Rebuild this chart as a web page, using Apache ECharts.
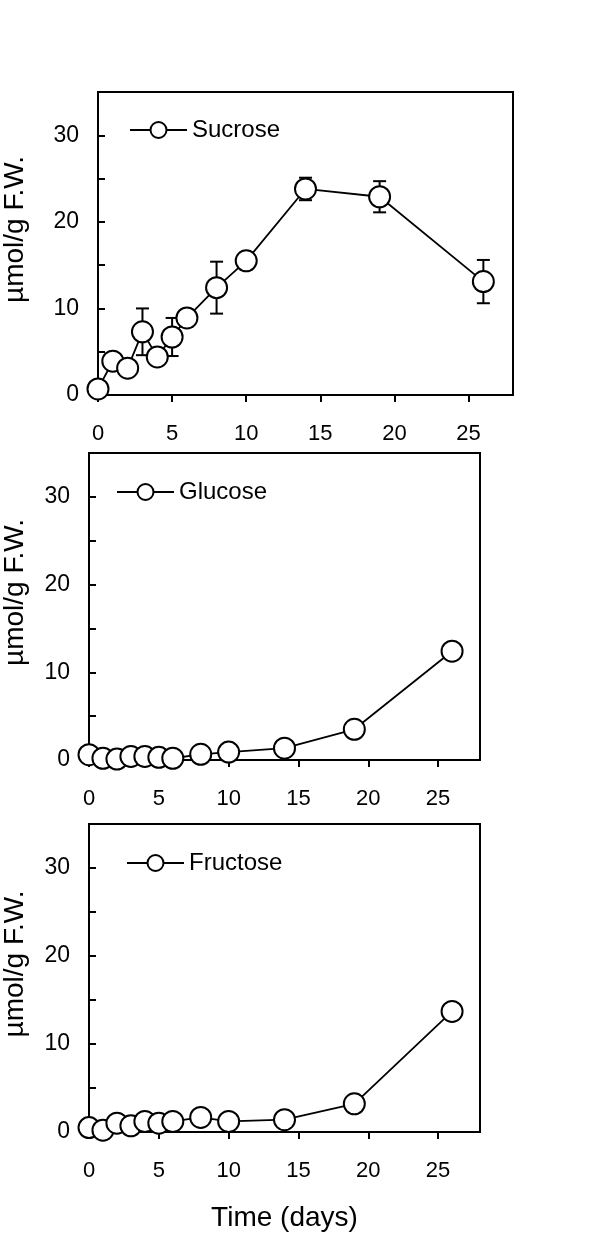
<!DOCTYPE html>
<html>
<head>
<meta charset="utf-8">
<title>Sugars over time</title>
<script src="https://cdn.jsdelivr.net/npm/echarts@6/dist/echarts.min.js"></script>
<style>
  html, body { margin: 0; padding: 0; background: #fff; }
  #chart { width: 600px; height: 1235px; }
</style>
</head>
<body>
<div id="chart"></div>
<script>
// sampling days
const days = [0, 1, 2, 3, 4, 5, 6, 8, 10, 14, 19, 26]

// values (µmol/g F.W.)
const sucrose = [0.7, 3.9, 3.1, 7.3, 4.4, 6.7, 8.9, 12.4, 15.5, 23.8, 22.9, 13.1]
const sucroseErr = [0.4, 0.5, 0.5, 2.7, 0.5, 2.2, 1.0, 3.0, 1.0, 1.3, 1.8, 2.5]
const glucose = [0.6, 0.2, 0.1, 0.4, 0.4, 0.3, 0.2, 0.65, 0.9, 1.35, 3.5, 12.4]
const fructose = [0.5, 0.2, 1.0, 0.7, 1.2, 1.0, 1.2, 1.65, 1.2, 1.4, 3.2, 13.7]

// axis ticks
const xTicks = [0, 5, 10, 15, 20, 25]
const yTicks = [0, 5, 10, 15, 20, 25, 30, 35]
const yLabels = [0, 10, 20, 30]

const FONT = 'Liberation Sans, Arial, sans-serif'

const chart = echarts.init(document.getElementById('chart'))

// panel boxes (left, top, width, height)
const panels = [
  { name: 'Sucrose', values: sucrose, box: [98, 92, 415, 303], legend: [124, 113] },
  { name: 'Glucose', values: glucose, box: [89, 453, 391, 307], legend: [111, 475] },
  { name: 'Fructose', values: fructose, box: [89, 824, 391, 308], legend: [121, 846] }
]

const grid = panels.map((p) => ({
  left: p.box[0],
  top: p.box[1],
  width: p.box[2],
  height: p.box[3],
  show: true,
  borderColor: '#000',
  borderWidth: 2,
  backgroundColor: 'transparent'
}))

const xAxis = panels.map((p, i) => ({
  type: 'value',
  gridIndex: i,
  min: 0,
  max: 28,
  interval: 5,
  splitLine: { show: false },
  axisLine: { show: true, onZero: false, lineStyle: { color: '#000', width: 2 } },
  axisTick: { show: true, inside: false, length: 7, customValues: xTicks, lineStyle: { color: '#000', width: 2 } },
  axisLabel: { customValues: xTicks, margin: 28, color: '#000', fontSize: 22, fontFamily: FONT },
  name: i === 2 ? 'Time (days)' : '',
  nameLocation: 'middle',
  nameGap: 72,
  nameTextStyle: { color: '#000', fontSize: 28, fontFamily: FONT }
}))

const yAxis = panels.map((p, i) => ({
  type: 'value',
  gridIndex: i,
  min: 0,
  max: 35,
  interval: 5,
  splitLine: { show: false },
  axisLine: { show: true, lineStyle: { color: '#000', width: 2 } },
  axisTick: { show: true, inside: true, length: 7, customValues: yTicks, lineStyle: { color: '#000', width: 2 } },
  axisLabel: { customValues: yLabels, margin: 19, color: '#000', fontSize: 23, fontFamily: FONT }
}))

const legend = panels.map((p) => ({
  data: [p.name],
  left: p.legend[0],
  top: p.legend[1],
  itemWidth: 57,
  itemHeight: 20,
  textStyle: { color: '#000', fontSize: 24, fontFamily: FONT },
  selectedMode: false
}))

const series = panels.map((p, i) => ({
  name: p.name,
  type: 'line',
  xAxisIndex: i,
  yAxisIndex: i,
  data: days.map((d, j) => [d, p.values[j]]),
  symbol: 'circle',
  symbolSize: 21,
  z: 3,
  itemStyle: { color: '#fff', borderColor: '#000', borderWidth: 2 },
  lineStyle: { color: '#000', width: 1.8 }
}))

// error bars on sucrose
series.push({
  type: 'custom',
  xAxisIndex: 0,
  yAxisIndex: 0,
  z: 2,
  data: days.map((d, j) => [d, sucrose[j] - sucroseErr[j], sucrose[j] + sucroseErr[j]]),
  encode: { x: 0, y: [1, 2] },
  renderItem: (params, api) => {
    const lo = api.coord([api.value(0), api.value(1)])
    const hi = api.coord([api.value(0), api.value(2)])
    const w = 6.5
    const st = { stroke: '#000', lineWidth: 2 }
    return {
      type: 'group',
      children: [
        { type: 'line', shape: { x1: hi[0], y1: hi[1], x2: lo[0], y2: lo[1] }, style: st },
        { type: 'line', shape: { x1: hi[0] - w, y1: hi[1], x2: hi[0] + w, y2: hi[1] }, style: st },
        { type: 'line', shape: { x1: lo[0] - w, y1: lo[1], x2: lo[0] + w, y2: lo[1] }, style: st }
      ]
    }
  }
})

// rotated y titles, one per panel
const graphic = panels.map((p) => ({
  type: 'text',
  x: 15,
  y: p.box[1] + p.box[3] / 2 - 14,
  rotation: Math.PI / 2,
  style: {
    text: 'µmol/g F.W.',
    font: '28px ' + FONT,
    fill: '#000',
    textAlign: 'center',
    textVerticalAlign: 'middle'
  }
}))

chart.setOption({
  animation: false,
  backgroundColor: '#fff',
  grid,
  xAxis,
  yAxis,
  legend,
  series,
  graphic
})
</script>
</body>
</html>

# Task objective:
Transcribe the material exactly, keeping every word and none of the pictures.

# Output below:
Rebuild this chart as a web page, using Apache ECharts.
<!DOCTYPE html>
<html>
<head>
<meta charset="utf-8">
<title>Sugars over time</title>
<script src="https://cdn.jsdelivr.net/npm/echarts@6/dist/echarts.min.js"></script>
<style>
  html, body { margin: 0; padding: 0; background: #fff; }
  #chart { width: 600px; height: 1235px; }
</style>
</head>
<body>
<div id="chart"></div>
<script>
// sampling days
const days = [0, 1, 2, 3, 4, 5, 6, 8, 10, 14, 19, 26]

// values (µmol/g F.W.)
const sucrose = [0.7, 3.9, 3.1, 7.3, 4.4, 6.7, 8.9, 12.4, 15.5, 23.8, 22.9, 13.1]
const sucroseErr = [0.4, 0.5, 0.5, 2.7, 0.5, 2.2, 1.0, 3.0, 1.0, 1.3, 1.8, 2.5]
const glucose = [0.6, 0.2, 0.1, 0.4, 0.4, 0.3, 0.2, 0.65, 0.9, 1.35, 3.5, 12.4]
const fructose = [0.5, 0.2, 1.0, 0.7, 1.2, 1.0, 1.2, 1.65, 1.2, 1.4, 3.2, 13.7]

// axis ticks
const xTicks = [0, 5, 10, 15, 20, 25]
const yTicks = [0, 5, 10, 15, 20, 25, 30, 35]
const yLabels = [0, 10, 20, 30]

const FONT = 'Liberation Sans, Arial, sans-serif'

const chart = echarts.init(document.getElementById('chart'))

// panel boxes (left, top, width, height)
const panels = [
  { name: 'Sucrose', values: sucrose, box: [98, 92, 415, 303], legend: [124, 113] },
  { name: 'Glucose', values: glucose, box: [89, 453, 391, 307], legend: [111, 475] },
  { name: 'Fructose', values: fructose, box: [89, 824, 391, 308], legend: [121, 846] }
]

const grid = panels.map((p) => ({
  left: p.box[0],
  top: p.box[1],
  width: p.box[2],
  height: p.box[3],
  show: true,
  borderColor: '#000',
  borderWidth: 2,
  backgroundColor: 'transparent'
}))

const xAxis = panels.map((p, i) => ({
  type: 'value',
  gridIndex: i,
  min: 0,
  max: 28,
  interval: 5,
  splitLine: { show: false },
  axisLine: { show: true, onZero: false, lineStyle: { color: '#000', width: 2 } },
  axisTick: { show: true, inside: false, length: 7, customValues: xTicks, lineStyle: { color: '#000', width: 2 } },
  axisLabel: { customValues: xTicks, margin: 28, color: '#000', fontSize: 22, fontFamily: FONT },
  name: i === 2 ? 'Time (days)' : '',
  nameLocation: 'middle',
  nameGap: 72,
  nameTextStyle: { color: '#000', fontSize: 28, fontFamily: FONT }
}))

const yAxis = panels.map((p, i) => ({
  type: 'value',
  gridIndex: i,
  min: 0,
  max: 35,
  interval: 5,
  splitLine: { show: false },
  axisLine: { show: true, lineStyle: { color: '#000', width: 2 } },
  axisTick: { show: true, inside: true, length: 7, customValues: yTicks, lineStyle: { color: '#000', width: 2 } },
  axisLabel: { customValues: yLabels, margin: 19, color: '#000', fontSize: 23, fontFamily: FONT }
}))

const legend = panels.map((p) => ({
  data: [p.name],
  left: p.legend[0],
  top: p.legend[1],
  itemWidth: 57,
  itemHeight: 20,
  textStyle: { color: '#000', fontSize: 24, fontFamily: FONT },
  selectedMode: false
}))

const series = panels.map((p, i) => ({
  name: p.name,
  type: 'line',
  xAxisIndex: i,
  yAxisIndex: i,
  data: days.map((d, j) => [d, p.values[j]]),
  symbol: 'circle',
  symbolSize: 21,
  z: 3,
  itemStyle: { color: '#fff', borderColor: '#000', borderWidth: 2 },
  lineStyle: { color: '#000', width: 1.8 }
}))

// error bars on sucrose
series.push({
  type: 'custom',
  xAxisIndex: 0,
  yAxisIndex: 0,
  z: 2,
  data: days.map((d, j) => [d, sucrose[j] - sucroseErr[j], sucrose[j] + sucroseErr[j]]),
  encode: { x: 0, y: [1, 2] },
  renderItem: (params, api) => {
    const lo = api.coord([api.value(0), api.value(1)])
    const hi = api.coord([api.value(0), api.value(2)])
    const w = 6.5
    const st = { stroke: '#000', lineWidth: 2 }
    return {
      type: 'group',
      children: [
        { type: 'line', shape: { x1: hi[0], y1: hi[1], x2: lo[0], y2: lo[1] }, style: st },
        { type: 'line', shape: { x1: hi[0] - w, y1: hi[1], x2: hi[0] + w, y2: hi[1] }, style: st },
        { type: 'line', shape: { x1: lo[0] - w, y1: lo[1], x2: lo[0] + w, y2: lo[1] }, style: st }
      ]
    }
  }
})

// rotated y titles, one per panel
const graphic = panels.map((p) => ({
  type: 'text',
  x: 15,
  y: p.box[1] + p.box[3] / 2 - 14,
  rotation: Math.PI / 2,
  style: {
    text: 'µmol/g F.W.',
    font: '28px ' + FONT,
    fill: '#000',
    textAlign: 'center',
    textVerticalAlign: 'middle'
  }
}))

chart.setOption({
  animation: false,
  backgroundColor: '#fff',
  grid,
  xAxis,
  yAxis,
  legend,
  series,
  graphic
})
</script>
</body>
</html>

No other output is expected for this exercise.